*Exercise brief*
Copy the listing below in full and skip every picture.
──────── Data shown ────────
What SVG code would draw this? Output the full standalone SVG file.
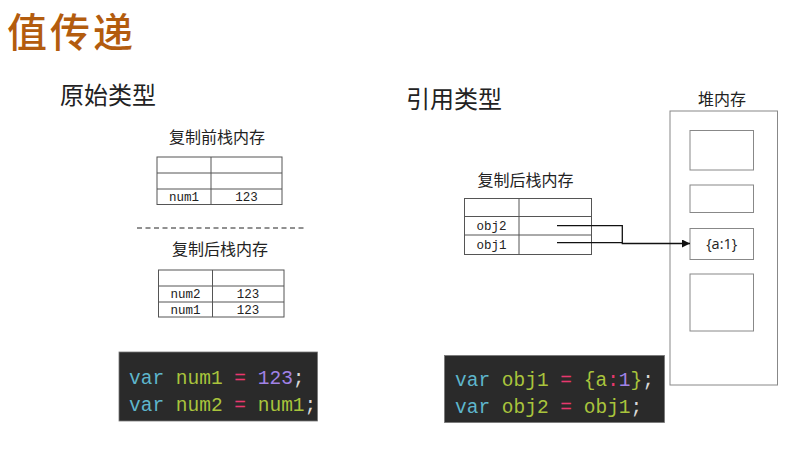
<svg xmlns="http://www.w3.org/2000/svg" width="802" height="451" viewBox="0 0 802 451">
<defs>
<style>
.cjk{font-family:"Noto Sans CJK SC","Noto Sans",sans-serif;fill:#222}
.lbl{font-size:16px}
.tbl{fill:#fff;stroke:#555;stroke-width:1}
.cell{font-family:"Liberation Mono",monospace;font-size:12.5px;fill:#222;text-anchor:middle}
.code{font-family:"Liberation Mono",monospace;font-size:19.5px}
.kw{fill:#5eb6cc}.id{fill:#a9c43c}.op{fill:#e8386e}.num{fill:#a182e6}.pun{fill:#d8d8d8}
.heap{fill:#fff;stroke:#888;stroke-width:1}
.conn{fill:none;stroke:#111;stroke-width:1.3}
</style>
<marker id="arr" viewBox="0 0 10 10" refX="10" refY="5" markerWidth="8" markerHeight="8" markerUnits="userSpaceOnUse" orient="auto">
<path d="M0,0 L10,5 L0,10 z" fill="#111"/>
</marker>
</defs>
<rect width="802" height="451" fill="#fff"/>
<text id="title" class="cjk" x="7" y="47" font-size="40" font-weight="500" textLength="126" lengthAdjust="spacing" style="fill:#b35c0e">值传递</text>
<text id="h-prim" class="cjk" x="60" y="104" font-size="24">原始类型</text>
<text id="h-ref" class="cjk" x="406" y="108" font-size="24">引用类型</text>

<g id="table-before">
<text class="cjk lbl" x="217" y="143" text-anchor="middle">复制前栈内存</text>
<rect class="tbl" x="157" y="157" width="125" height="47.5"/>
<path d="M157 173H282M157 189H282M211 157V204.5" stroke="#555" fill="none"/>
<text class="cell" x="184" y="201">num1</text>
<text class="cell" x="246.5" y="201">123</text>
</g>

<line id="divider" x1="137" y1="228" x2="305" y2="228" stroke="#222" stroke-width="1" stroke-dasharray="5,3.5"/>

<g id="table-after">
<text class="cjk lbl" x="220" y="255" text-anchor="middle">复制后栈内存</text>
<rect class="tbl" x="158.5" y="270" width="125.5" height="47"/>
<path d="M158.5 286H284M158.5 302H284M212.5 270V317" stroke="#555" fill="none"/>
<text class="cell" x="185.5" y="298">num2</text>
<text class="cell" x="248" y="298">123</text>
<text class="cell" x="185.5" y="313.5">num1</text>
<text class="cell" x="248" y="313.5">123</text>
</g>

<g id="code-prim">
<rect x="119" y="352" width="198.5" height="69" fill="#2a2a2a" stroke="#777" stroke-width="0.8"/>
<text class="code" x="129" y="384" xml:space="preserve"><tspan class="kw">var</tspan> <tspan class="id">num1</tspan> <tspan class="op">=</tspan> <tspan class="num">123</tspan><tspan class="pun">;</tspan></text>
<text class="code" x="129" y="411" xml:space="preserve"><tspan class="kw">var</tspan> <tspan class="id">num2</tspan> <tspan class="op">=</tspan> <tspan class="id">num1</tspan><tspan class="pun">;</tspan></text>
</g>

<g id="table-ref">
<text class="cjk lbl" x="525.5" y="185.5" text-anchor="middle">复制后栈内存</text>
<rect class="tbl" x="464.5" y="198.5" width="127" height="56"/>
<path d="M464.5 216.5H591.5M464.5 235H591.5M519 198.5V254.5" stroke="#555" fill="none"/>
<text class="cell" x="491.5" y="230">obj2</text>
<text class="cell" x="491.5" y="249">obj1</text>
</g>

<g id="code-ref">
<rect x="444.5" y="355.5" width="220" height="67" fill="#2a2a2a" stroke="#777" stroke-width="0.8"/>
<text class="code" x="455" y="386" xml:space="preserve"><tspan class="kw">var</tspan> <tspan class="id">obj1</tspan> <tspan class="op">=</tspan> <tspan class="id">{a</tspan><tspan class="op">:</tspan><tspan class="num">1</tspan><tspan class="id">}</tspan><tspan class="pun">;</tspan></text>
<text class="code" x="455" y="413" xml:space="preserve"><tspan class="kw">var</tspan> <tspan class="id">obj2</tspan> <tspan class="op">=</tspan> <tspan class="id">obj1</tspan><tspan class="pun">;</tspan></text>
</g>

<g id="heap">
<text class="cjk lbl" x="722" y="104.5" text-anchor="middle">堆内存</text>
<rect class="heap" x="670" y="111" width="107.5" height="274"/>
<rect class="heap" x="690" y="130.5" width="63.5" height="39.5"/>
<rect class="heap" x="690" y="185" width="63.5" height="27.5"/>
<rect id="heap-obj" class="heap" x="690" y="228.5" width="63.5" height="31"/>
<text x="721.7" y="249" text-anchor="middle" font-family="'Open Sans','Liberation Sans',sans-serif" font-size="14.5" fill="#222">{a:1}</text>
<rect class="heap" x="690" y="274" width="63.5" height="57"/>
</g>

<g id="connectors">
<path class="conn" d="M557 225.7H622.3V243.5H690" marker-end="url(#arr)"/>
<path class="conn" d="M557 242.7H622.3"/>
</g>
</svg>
────────
*Expected output*
What SVG code would draw this? Output the full standalone SVG file.
<svg xmlns="http://www.w3.org/2000/svg" width="802" height="451" viewBox="0 0 802 451">
<defs>
<style>
.cjk{font-family:"Noto Sans CJK SC","Noto Sans",sans-serif;fill:#222}
.lbl{font-size:16px}
.tbl{fill:#fff;stroke:#555;stroke-width:1}
.cell{font-family:"Liberation Mono",monospace;font-size:12.5px;fill:#222;text-anchor:middle}
.code{font-family:"Liberation Mono",monospace;font-size:19.5px}
.kw{fill:#5eb6cc}.id{fill:#a9c43c}.op{fill:#e8386e}.num{fill:#a182e6}.pun{fill:#d8d8d8}
.heap{fill:#fff;stroke:#888;stroke-width:1}
.conn{fill:none;stroke:#111;stroke-width:1.3}
</style>
<marker id="arr" viewBox="0 0 10 10" refX="10" refY="5" markerWidth="8" markerHeight="8" markerUnits="userSpaceOnUse" orient="auto">
<path d="M0,0 L10,5 L0,10 z" fill="#111"/>
</marker>
</defs>
<rect width="802" height="451" fill="#fff"/>
<text id="title" class="cjk" x="7" y="47" font-size="40" font-weight="500" textLength="126" lengthAdjust="spacing" style="fill:#b35c0e">值传递</text>
<text id="h-prim" class="cjk" x="60" y="104" font-size="24">原始类型</text>
<text id="h-ref" class="cjk" x="406" y="108" font-size="24">引用类型</text>

<g id="table-before">
<text class="cjk lbl" x="217" y="143" text-anchor="middle">复制前栈内存</text>
<rect class="tbl" x="157" y="157" width="125" height="47.5"/>
<path d="M157 173H282M157 189H282M211 157V204.5" stroke="#555" fill="none"/>
<text class="cell" x="184" y="201">num1</text>
<text class="cell" x="246.5" y="201">123</text>
</g>

<line id="divider" x1="137" y1="228" x2="305" y2="228" stroke="#222" stroke-width="1" stroke-dasharray="5,3.5"/>

<g id="table-after">
<text class="cjk lbl" x="220" y="255" text-anchor="middle">复制后栈内存</text>
<rect class="tbl" x="158.5" y="270" width="125.5" height="47"/>
<path d="M158.5 286H284M158.5 302H284M212.5 270V317" stroke="#555" fill="none"/>
<text class="cell" x="185.5" y="298">num2</text>
<text class="cell" x="248" y="298">123</text>
<text class="cell" x="185.5" y="313.5">num1</text>
<text class="cell" x="248" y="313.5">123</text>
</g>

<g id="code-prim">
<rect x="119" y="352" width="198.5" height="69" fill="#2a2a2a" stroke="#777" stroke-width="0.8"/>
<text class="code" x="129" y="384" xml:space="preserve"><tspan class="kw">var</tspan> <tspan class="id">num1</tspan> <tspan class="op">=</tspan> <tspan class="num">123</tspan><tspan class="pun">;</tspan></text>
<text class="code" x="129" y="411" xml:space="preserve"><tspan class="kw">var</tspan> <tspan class="id">num2</tspan> <tspan class="op">=</tspan> <tspan class="id">num1</tspan><tspan class="pun">;</tspan></text>
</g>

<g id="table-ref">
<text class="cjk lbl" x="525.5" y="185.5" text-anchor="middle">复制后栈内存</text>
<rect class="tbl" x="464.5" y="198.5" width="127" height="56"/>
<path d="M464.5 216.5H591.5M464.5 235H591.5M519 198.5V254.5" stroke="#555" fill="none"/>
<text class="cell" x="491.5" y="230">obj2</text>
<text class="cell" x="491.5" y="249">obj1</text>
</g>

<g id="code-ref">
<rect x="444.5" y="355.5" width="220" height="67" fill="#2a2a2a" stroke="#777" stroke-width="0.8"/>
<text class="code" x="455" y="386" xml:space="preserve"><tspan class="kw">var</tspan> <tspan class="id">obj1</tspan> <tspan class="op">=</tspan> <tspan class="id">{a</tspan><tspan class="op">:</tspan><tspan class="num">1</tspan><tspan class="id">}</tspan><tspan class="pun">;</tspan></text>
<text class="code" x="455" y="413" xml:space="preserve"><tspan class="kw">var</tspan> <tspan class="id">obj2</tspan> <tspan class="op">=</tspan> <tspan class="id">obj1</tspan><tspan class="pun">;</tspan></text>
</g>

<g id="heap">
<text class="cjk lbl" x="722" y="104.5" text-anchor="middle">堆内存</text>
<rect class="heap" x="670" y="111" width="107.5" height="274"/>
<rect class="heap" x="690" y="130.5" width="63.5" height="39.5"/>
<rect class="heap" x="690" y="185" width="63.5" height="27.5"/>
<rect id="heap-obj" class="heap" x="690" y="228.5" width="63.5" height="31"/>
<text x="721.7" y="249" text-anchor="middle" font-family="'Open Sans','Liberation Sans',sans-serif" font-size="14.5" fill="#222">{a:1}</text>
<rect class="heap" x="690" y="274" width="63.5" height="57"/>
</g>

<g id="connectors">
<path class="conn" d="M557 225.7H622.3V243.5H690" marker-end="url(#arr)"/>
<path class="conn" d="M557 242.7H622.3"/>
</g>
</svg>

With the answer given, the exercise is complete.